April 2 (Bloomberg) -- Groupon Inc. fell the most in a month after Eric Sheridan, an analyst at UBS AG, said the daily-deals website had an “unproven business model” and initiated coverage with a sell rating.
The stock declined 5.7 percent to $5.62 at 10:49 a.m. in New York, and earlier touched $5.48 for the biggest intraday decrease since Feb. 28. Sheridan set a $4.40 target price.
After the ouster of Andrew Mason as chief executive officer in February, Groupon is searching for a replacement who can help restore credibility and expand beyond Web-based coupons to e-commerce. The Chicago-based company has lost $723.8 million in the past three years.
“We are unsure about the next chapter of the Groupon story,” Sheridan wrote in a research report. “A new CEO is expected to be named over the coming three to six months, further clouding our view of what Groupon might look like a few years from now.”
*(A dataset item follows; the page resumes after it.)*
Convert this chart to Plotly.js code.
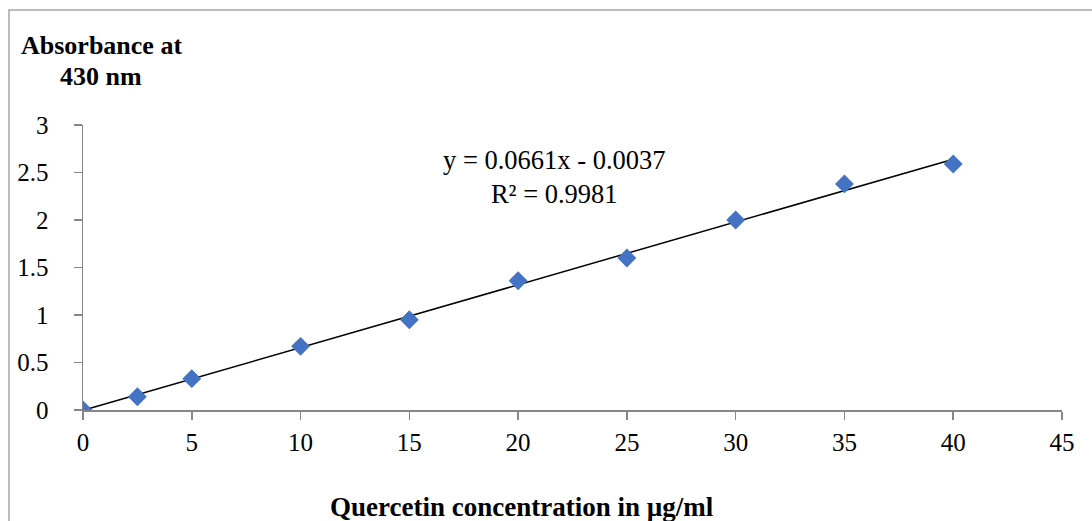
<!DOCTYPE html>
<html>
<head>
<meta charset="utf-8">
<script src="https://cdn.plot.ly/plotly-3.0.1.min.js"></script>
<style>
  html, body { margin: 0; padding: 0; background: #fff; }
  #chart { width: 1092px; height: 521px; }
</style>
</head>
<body>
<div id="chart"></div>
<script>
// Quercetin calibration standards
const concentration = [0, 2.5, 5, 10, 15, 20, 25, 30, 35, 40];
const absorbance = [0, 0.14, 0.33, 0.67, 0.95, 1.36, 1.60, 2.00, 2.38, 2.59];

// Linear fit reported on the chart
const slope = 0.0661;
const intercept = -0.0037;
const rSquared = 0.9981;

const xTicks = [0, 5, 10, 15, 20, 25, 30, 35, 40, 45];
const yTicks = [0, 0.5, 1, 1.5, 2, 2.5, 3];

const fitX = [concentration[0], concentration[concentration.length - 1]];
const fitY = fitX.map(x => slope * x + intercept);

const serif = 'Liberation Serif';
const axisGray = '#868686';

const traces = [
  {
    x: fitX, y: fitY, type: 'scatter', mode: 'lines',
    line: { color: '#000000', width: 1.5 },
    hoverinfo: 'skip', showlegend: false
  },
  {
    x: concentration, y: absorbance, type: 'scatter', mode: 'markers',
    marker: { symbol: 'diamond', size: 14.5, color: '#4472C4' },
    showlegend: false
  }
];

const fmt = v => (v < 0 ? '- ' + Math.abs(v).toFixed(4) : '+ ' + v.toFixed(4));

const layout = {
  width: 1092, height: 521,
  margin: { l: 83, r: 30, t: 125, b: 111 },
  paper_bgcolor: '#ffffff', plot_bgcolor: '#ffffff',
  font: { family: serif, size: 25, color: '#000000' },
  xaxis: {
    range: [0, 45], tickvals: xTicks, ticktext: xTicks.map(String),
    showgrid: false, zeroline: false, showline: true, linecolor: axisGray, linewidth: 1.5,
    ticks: 'outside', ticklen: 8, tickcolor: axisGray, tickwidth: 1.5, ticklabelstandoff: 1,
    tickfont: { family: serif, size: 25, color: '#000' }, fixedrange: true
  },
  yaxis: {
    range: [0, 3], tickvals: yTicks, ticktext: yTicks.map(String),
    showgrid: false, zeroline: false, showline: true, linecolor: axisGray, linewidth: 1.5,
    ticks: 'outside', ticklen: 8, tickcolor: axisGray, tickwidth: 1.5, ticklabelstandoff: 20,
    tickfont: { family: serif, size: 25, color: '#000' }, fixedrange: true
  },
  shapes: [
    {
      type: 'rect', xref: 'paper', yref: 'paper', xsizemode: 'pixel', ysizemode: 'pixel',
      xanchor: 0, yanchor: 1,
      x0: -74, x1: 1060, y0: 115, y1: -600,
      line: { color: '#a6a6a6', width: 1.5 }, fillcolor: 'rgba(0,0,0,0)'
    }
  ],
  annotations: [
    {
      xref: 'paper', yref: 'paper', x: -0.065, y: 1.0, yshift: 80, xanchor: 'left', yanchor: 'middle',
      text: '<b>Absorbance at</b>', showarrow: false, align: 'left',
      font: { family: serif, size: 26, color: '#000' }
    },
    {
      xref: 'paper', yref: 'paper', x: 0.0188, y: 1.0, yshift: 49, xanchor: 'center', yanchor: 'middle',
      text: '<b>430 nm</b>', showarrow: false,
      font: { family: serif, size: 26, color: '#000' }
    },
    {
      xref: 'paper', yref: 'paper', x: 0.448, y: 0, yshift: -97, xanchor: 'center', yanchor: 'middle',
      text: '<b>Quercetin concentration in µg/ml</b>', showarrow: false,
      font: { family: serif, size: 27, color: '#000' }
    },
    {
      xref: 'x', yref: 'y', x: 21.68, y: 2.45, xanchor: 'center', yanchor: 'middle',
      text: 'y = ' + slope.toFixed(4) + 'x ' + fmt(intercept) + '<br>R² = ' + rSquared.toFixed(4),
      showarrow: false, align: 'center',
      font: { family: serif, size: 26.5, color: '#000' }
    }
  ]
};

Plotly.newPlot('chart', traces, layout, { displayModeBar: false, staticPlot: true });
</script>
</body>
</html>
The company generates revenue by offering discounts -- known as Groupons -- from businesses such as restaurants and nail salons. It then shares the revenue with the businesses.
Groupon Goods, a service started in 2011 to help retail companies such as Dell Inc. and Garmin Ltd. peddle thousands of marked-down items via two-day sales, is on track to reach about $2 billion in annual billings, Groupon said in February.